::: Data to process :::
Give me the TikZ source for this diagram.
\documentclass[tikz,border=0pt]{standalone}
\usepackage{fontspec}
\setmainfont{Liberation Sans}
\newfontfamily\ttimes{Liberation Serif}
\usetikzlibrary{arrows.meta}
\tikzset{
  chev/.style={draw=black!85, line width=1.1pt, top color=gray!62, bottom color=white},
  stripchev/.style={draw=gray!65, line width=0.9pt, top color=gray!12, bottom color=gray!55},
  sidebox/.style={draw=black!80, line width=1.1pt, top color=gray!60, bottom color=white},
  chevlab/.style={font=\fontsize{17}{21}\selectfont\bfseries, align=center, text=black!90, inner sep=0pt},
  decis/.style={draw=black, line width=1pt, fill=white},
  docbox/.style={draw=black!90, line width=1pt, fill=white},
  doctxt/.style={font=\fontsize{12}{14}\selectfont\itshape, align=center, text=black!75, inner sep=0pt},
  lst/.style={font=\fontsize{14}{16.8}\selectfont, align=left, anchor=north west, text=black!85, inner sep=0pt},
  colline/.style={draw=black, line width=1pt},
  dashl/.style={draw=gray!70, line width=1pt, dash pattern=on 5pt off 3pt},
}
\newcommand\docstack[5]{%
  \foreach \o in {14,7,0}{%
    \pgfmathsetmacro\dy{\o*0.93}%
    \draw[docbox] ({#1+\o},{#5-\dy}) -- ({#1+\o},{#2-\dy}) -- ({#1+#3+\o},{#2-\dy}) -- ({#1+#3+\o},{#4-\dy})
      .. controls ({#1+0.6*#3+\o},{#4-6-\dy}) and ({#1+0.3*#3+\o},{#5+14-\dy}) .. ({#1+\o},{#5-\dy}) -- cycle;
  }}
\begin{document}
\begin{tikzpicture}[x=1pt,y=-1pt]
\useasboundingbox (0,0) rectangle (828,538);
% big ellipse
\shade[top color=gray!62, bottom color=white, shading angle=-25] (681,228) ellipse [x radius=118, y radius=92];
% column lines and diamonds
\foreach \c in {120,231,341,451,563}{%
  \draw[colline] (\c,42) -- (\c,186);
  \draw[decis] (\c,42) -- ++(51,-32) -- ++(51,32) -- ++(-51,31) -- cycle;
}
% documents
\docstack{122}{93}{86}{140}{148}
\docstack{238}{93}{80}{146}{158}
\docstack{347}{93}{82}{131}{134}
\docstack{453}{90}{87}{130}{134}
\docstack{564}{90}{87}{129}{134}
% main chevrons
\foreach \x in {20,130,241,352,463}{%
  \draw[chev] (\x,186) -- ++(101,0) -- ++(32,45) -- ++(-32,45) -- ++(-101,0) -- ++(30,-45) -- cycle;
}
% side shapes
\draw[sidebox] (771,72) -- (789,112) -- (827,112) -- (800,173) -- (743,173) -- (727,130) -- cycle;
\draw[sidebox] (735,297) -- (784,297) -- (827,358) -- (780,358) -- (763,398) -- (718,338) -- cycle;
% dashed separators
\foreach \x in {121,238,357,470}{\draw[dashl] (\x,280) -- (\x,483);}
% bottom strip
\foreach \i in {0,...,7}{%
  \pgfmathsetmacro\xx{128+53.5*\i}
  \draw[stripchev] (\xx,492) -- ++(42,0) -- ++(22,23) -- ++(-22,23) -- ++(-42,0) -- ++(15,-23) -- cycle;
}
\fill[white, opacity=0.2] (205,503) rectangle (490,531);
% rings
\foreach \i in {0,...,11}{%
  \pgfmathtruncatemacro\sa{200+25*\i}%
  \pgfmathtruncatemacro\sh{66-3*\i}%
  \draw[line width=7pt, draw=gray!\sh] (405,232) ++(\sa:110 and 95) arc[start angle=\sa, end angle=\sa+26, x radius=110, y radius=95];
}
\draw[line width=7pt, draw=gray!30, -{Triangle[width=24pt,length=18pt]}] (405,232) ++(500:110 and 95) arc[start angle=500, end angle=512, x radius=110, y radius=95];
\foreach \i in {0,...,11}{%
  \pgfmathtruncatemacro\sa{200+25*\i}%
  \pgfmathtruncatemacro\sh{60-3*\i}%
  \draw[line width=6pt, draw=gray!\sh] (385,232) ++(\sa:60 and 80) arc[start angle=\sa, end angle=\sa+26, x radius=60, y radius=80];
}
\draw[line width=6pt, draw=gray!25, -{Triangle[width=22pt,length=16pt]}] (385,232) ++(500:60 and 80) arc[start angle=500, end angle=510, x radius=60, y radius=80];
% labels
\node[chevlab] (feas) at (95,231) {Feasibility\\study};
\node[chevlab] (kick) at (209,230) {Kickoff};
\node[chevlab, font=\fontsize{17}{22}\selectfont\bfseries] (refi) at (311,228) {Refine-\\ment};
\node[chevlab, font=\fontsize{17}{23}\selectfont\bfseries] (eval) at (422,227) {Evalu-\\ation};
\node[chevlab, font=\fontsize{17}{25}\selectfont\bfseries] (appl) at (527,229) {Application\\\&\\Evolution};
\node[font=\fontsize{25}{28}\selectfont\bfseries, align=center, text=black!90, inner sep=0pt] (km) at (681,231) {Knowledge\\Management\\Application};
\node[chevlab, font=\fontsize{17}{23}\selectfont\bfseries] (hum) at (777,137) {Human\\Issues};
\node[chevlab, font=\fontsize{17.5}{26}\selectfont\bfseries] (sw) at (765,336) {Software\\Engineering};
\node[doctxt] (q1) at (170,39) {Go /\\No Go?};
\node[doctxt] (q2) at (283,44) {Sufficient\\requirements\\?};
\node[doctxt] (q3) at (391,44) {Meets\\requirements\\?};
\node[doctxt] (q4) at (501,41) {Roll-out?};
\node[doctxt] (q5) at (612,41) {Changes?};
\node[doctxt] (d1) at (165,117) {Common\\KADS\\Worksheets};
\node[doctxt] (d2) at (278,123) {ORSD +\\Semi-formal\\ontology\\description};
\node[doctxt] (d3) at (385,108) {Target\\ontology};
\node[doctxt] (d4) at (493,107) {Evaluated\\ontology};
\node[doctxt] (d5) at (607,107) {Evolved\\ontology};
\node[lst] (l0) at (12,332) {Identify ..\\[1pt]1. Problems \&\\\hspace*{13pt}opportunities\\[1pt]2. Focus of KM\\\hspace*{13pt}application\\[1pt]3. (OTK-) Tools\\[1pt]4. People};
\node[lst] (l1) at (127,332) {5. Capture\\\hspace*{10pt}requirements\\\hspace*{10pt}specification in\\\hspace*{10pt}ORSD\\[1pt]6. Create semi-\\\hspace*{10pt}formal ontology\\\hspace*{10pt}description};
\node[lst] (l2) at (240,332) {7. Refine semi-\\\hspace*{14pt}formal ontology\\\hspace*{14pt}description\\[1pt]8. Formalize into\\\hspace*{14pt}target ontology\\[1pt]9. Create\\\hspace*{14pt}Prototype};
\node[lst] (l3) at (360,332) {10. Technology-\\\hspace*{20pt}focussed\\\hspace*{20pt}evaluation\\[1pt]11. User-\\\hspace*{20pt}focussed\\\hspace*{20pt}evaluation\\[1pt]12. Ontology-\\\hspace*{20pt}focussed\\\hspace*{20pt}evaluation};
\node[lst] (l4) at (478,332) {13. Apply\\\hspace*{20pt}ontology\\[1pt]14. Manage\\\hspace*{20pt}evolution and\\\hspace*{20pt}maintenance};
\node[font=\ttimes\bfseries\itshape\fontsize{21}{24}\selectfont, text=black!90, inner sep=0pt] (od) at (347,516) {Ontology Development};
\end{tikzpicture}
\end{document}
:::
::: Data to process :::
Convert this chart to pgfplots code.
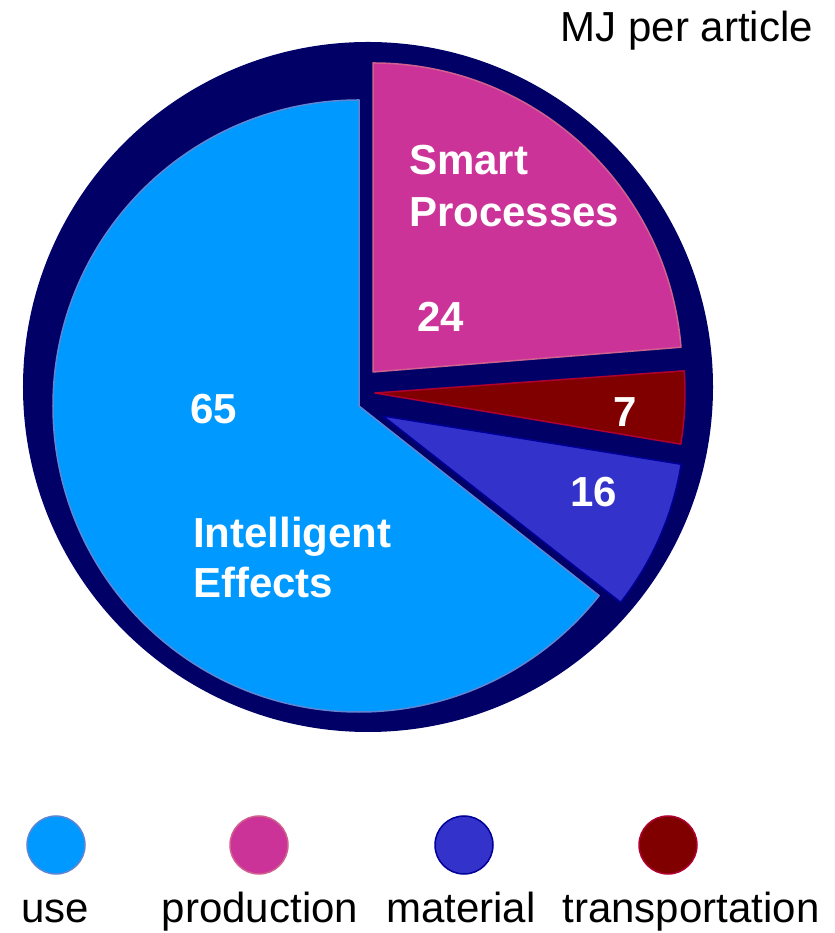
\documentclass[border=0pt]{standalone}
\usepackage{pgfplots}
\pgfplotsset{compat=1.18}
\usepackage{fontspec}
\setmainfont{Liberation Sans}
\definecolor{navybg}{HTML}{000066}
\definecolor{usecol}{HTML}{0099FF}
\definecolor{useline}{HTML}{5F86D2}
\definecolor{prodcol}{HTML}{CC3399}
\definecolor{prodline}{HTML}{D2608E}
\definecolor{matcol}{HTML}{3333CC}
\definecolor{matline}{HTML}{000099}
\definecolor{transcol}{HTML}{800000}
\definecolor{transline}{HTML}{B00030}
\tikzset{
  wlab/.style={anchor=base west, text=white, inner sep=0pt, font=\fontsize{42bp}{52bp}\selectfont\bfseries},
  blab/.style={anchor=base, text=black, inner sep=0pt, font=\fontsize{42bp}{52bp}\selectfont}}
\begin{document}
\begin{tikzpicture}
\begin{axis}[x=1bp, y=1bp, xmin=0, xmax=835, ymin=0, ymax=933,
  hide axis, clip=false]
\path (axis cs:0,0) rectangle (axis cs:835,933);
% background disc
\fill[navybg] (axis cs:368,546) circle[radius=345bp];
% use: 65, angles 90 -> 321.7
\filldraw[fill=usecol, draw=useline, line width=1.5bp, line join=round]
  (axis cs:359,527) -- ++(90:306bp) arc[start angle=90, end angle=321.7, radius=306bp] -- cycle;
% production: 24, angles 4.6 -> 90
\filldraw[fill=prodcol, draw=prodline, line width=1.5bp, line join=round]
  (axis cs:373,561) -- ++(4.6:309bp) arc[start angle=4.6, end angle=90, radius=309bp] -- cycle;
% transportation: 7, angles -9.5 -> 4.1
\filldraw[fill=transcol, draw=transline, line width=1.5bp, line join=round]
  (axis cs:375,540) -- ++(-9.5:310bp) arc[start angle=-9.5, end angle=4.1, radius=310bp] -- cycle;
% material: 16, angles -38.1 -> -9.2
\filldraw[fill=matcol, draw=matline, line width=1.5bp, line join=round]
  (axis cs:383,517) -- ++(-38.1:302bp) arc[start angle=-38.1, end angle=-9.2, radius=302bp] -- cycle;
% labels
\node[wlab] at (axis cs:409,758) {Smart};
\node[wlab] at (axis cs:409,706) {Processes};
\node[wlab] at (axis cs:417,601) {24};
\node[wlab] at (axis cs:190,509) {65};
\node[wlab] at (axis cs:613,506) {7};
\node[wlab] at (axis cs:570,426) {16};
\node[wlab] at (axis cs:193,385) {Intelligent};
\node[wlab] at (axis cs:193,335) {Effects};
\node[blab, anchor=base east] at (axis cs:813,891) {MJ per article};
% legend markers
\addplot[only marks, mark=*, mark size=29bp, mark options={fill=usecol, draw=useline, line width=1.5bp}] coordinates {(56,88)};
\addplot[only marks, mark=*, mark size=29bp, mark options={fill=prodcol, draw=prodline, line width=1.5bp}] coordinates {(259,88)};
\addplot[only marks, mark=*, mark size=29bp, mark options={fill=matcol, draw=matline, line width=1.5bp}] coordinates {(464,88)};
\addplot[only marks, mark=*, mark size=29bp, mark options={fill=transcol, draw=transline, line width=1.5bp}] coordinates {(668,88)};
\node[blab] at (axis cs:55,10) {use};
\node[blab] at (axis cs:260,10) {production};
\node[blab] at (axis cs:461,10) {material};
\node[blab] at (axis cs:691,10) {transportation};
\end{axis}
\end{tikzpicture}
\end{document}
:::
Report how many lines of the data contain the word "this", using the number alone.

2